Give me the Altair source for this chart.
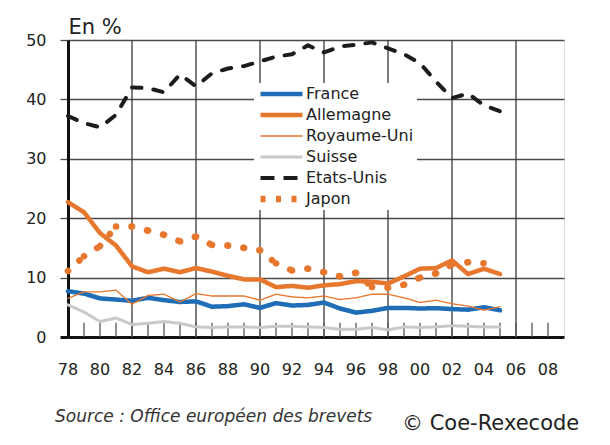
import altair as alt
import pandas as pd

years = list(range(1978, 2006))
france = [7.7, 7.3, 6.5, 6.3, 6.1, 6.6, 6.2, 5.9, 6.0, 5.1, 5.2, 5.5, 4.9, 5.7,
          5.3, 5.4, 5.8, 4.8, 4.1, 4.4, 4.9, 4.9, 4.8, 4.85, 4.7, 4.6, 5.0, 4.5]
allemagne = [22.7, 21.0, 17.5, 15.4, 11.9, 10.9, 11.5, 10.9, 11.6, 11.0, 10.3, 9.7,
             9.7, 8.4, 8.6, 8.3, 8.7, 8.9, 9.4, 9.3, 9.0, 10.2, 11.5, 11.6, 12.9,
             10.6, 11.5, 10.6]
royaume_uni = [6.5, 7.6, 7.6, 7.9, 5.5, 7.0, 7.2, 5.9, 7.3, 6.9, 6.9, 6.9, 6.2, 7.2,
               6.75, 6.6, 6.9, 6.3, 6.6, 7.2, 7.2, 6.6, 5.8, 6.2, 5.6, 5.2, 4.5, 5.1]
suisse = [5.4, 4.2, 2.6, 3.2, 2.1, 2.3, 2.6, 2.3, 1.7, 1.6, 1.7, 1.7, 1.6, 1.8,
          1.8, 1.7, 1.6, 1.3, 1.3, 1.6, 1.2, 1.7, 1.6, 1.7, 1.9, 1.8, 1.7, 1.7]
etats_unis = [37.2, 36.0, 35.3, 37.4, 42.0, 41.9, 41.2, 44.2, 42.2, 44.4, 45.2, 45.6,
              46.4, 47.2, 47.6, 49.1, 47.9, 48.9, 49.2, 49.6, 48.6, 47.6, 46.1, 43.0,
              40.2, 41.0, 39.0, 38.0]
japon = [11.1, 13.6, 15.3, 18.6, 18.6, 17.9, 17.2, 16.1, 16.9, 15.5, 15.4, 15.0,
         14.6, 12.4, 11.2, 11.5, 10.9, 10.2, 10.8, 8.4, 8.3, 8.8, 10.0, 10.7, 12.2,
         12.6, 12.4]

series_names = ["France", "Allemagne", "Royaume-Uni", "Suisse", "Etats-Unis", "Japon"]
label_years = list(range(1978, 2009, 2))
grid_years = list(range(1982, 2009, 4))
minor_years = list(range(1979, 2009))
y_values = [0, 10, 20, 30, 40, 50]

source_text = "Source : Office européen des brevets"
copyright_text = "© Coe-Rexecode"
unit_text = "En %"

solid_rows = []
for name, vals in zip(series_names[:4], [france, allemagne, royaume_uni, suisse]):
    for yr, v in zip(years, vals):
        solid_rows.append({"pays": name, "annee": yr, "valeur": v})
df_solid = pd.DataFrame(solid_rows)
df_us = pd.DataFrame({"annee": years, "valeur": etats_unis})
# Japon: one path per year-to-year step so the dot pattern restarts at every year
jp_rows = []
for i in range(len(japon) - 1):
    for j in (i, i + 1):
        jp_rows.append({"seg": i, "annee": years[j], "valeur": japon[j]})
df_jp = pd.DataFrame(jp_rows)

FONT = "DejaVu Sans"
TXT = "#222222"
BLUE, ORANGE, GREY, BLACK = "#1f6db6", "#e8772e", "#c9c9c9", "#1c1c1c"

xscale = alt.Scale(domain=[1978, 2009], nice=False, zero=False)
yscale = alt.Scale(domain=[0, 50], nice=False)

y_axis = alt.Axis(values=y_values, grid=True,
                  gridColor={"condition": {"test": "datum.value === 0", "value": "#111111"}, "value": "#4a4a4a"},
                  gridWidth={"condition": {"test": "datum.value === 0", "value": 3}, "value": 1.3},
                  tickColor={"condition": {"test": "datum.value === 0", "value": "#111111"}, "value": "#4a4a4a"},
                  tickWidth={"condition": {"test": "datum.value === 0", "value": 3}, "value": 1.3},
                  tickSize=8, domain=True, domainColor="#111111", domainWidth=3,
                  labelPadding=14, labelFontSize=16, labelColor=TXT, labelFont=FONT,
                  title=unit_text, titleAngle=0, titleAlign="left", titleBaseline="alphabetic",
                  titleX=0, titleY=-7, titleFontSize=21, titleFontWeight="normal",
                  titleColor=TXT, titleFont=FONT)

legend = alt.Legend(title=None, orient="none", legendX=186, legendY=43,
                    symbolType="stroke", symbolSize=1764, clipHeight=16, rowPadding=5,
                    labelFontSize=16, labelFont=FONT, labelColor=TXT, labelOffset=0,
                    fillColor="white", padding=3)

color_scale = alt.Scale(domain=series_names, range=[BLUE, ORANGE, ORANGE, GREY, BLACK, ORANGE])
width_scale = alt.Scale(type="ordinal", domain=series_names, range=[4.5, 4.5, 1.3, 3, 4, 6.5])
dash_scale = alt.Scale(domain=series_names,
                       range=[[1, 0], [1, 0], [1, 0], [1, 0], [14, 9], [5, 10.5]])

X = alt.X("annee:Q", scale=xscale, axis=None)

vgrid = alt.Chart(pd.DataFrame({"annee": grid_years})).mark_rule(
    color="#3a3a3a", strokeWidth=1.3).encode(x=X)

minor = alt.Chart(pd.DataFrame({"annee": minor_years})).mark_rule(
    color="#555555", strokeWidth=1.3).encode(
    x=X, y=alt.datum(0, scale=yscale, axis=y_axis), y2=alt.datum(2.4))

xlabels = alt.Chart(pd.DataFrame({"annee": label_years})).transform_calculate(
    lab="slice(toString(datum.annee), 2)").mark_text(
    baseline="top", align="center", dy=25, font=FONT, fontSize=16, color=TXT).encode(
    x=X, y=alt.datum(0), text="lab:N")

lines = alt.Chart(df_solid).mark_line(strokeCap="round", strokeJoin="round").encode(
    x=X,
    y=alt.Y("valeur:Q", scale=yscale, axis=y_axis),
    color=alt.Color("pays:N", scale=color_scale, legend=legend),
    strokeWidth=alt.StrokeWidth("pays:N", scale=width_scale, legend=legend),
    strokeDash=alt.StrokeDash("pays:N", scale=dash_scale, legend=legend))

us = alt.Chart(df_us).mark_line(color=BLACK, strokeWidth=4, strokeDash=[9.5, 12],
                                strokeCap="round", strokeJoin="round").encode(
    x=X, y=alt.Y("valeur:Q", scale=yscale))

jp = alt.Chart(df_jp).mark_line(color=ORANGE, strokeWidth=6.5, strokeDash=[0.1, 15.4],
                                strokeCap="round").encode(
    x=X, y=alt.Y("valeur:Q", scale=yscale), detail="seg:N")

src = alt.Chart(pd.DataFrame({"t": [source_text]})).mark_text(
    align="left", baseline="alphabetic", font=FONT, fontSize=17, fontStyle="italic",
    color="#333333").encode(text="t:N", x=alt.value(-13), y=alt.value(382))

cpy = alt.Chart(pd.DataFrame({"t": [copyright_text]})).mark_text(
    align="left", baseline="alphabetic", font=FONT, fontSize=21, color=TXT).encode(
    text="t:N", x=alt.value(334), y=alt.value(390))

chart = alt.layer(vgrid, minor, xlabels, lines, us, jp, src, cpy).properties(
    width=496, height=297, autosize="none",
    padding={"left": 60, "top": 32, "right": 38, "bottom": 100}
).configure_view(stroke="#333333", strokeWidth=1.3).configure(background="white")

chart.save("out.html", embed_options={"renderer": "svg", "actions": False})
-*-
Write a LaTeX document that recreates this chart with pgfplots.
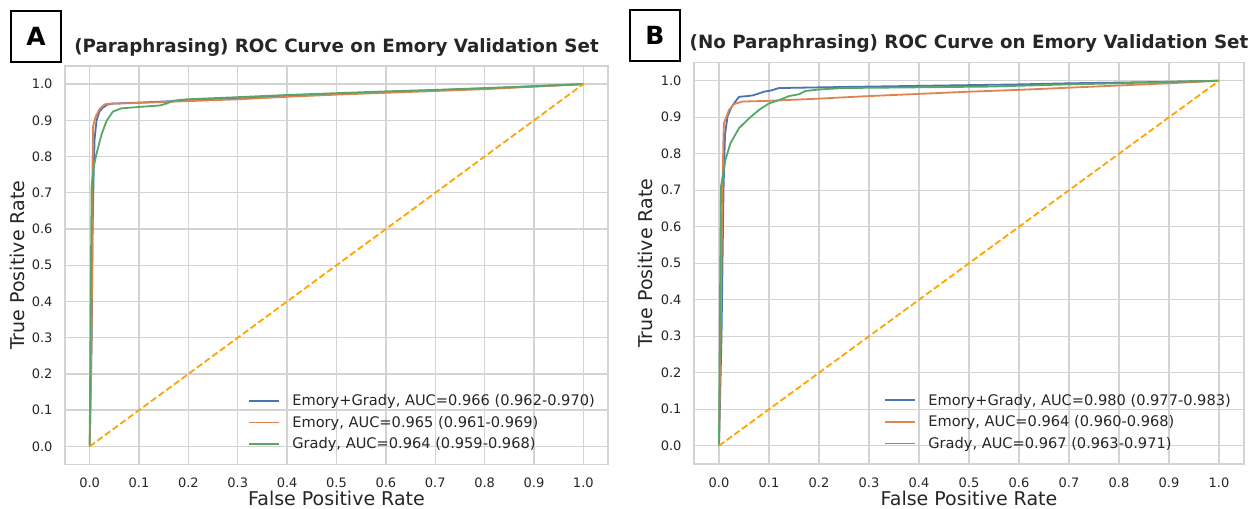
-*-
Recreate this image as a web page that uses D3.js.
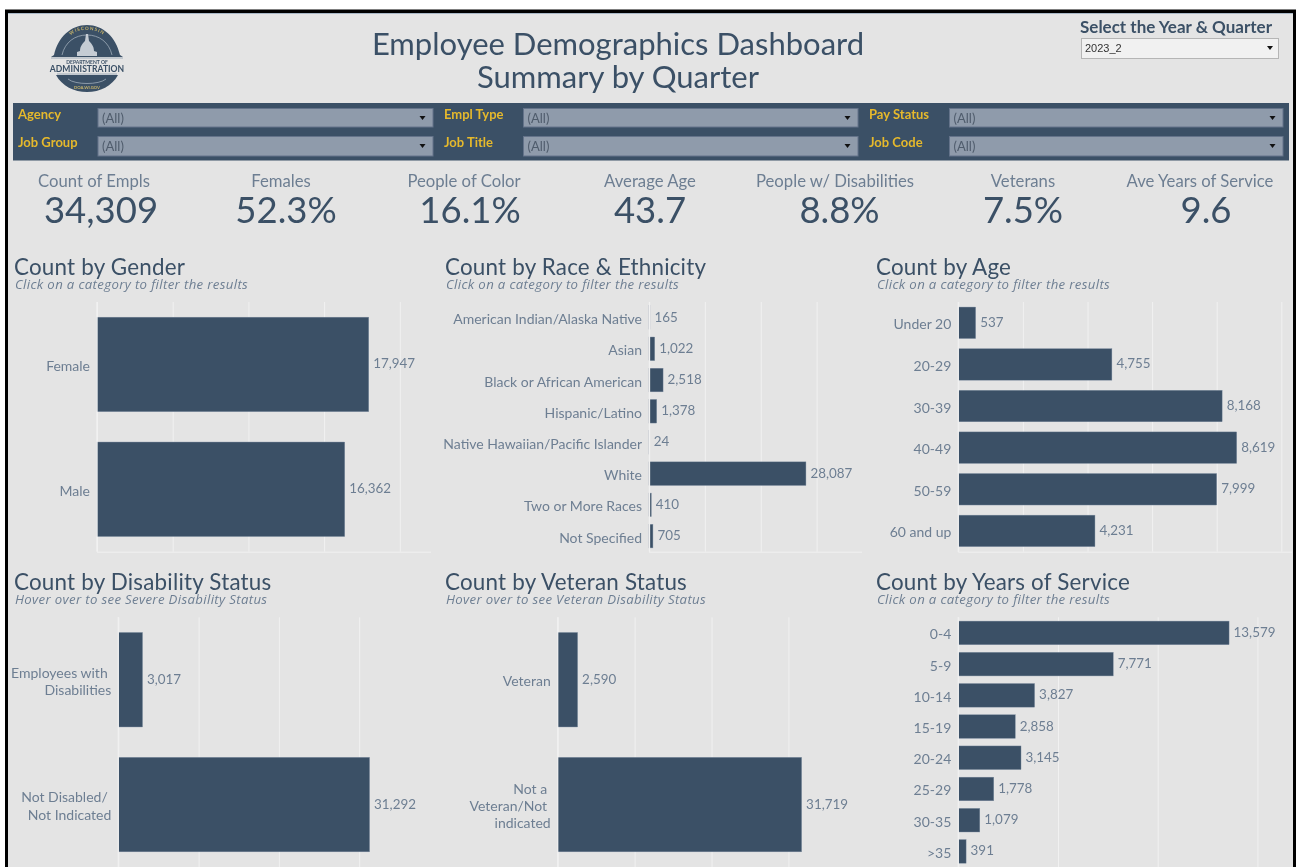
-*-
### EXERCISE
Identify the lines above that contain the word "this", then copy them.

### EXERCISE SOLUTION
Give me the Altair source for this chart.
Write a LaTeX document that recreates this chart with pgfplots.
Recreate this image as a web page that uses D3.js.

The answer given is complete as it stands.